Manufacturing

Verify Fit with Autodesk Inventor Tolerances

14 Jul, 2010 By: Anthony Dull

Avatech Tricks Tutorial: Use a digital prototype to determine whether real-world parts will fit together as they should.


Editor's note: This tutorial courtesy of Avatech Solutions.


Calculating tolerances has always been the hardest part of design in my experience. What happens if "Part A" tolerances go to the high side and "Part B" tolerances go to the low side? Anyone can model something on this magic box we call a computer with exact dimensions where everything fits beautifully together. The defining moment is when you have the parts in your hands and everything goes together the way it should. If not, the solution is not to get a bigger hammer — it is to use your Inventor digital prototype and explore various "what if" scenarios with your tolerances until you are satisfied that parts can be made.

In this example, we are going to enter our tolerances directly to the sketch environment as we place dimensions, as well as inside the assembly file to verify there will be no interferences between parts. As you can see in my skeletal model below, I am using the "multi-body" design concept. To ensure that the design updates correctly as changes are made, consider using any skeletal modeling technique.



Testing Tolerances

Inside the sketch for the door extrusion, let's add a tolerance to the width. To do so, edit the dimension and click on the arrow to the right of the edit dimension dialog box. Then, select the tolerance option. 

Apply the appropriate tolerance for your design, close the dialog box, and finish the sketch.
 


Now let's go and test out our new tolerance to see how it could change our design.

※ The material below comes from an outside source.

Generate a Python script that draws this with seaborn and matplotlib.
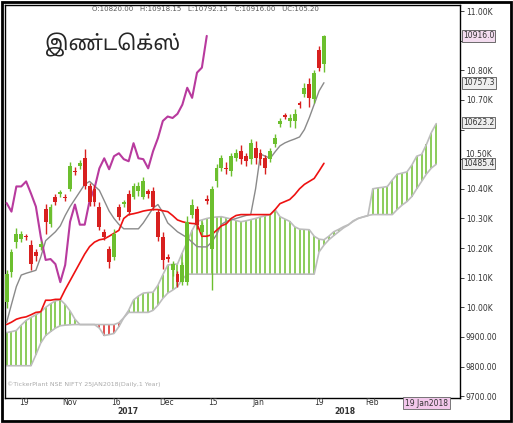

Open up the parameter dialog box and find the dimension you just added the tolerance to. (To find parameters more easily, rename them to something that will help you locate them later on.) Under the tolerance column, change the value from nominal to upper, lower, or median and view the changes to the model.

We are now one step closer to verifying that our digital prototype is ready to be manufactured.

Ups and Downs

Now let's look at how we can add assembly tolerances to our design. When constraining parts together, think about how the parts would actually go together in the real world, and use that as a guide to constraining them within Inventor.

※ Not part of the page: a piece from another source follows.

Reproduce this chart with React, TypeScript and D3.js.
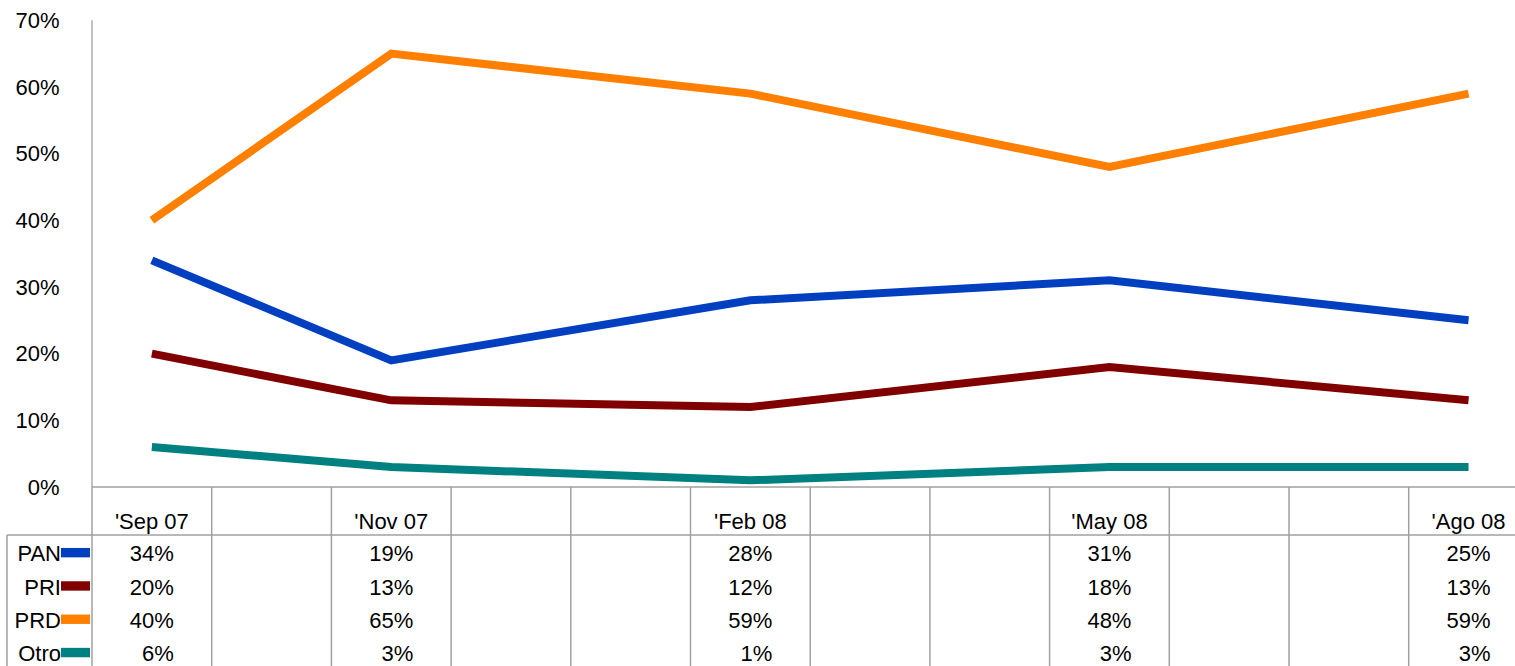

With that being said, let's play some "what if" scenarios with the design. What if the door width and hinge location dimensions both go to the high tolerance? Will the doors hit each other when they are opened? Let's take a look and find out. The dimension that needs to have the tolerance applied to it was from a mate constraint that located the hinges for the doors. So find the parameter in the parameter dialog box once again, but this time, select the arrow in the equation cell and choose Tolerance.


 


Add the appropriate tolerance for your design, then set the tolerance to upper, lower, or median and view the results in your model. Change the tolerances in the part files to see how the assembly will be affected if the assembly tolerances go high or low. Finally, drive the angle constraint for the doors to verify that they will not rub against each other if both tolerances go to the high side.

Test out all of the different scenarios here — not on the shop floor!

The Real Deal


Once our digital prototype passes all of our "what if" tests, it is time to document our design. To save time, we can retrieve dimensions from the part environment and pull them into the drawing environment. Retrieving dimensions will verify that no incorrect tolerances get placed or forgotten. By retrieving the dimensions, you now have the ability to drive the actual model dimensions from the drawing environment.

To retrieve dimensions of a part that was created using the multi-body concept, follow these steps. (If you did not use the multi-body option, skip these steps.)

  1. Go into the cabinet skeletal model's parameter dialog box and check the export option next to those dimensions.
  2. Open the door's part file and link those exported dimensions into that file.
  3. They are now ready to be retrieved in the drawing file.


 

Right-click on the view, choose Retrieve Dimensions, and select only the dimensions you want to bring to the drawing environment. We now have the intellectual data that drove the design in the drawing environment for documentation.

By utilizing Autodesk Inventor's tolerances to validate form, fit, and function, you can save time, money, and prove that your designs are second to none!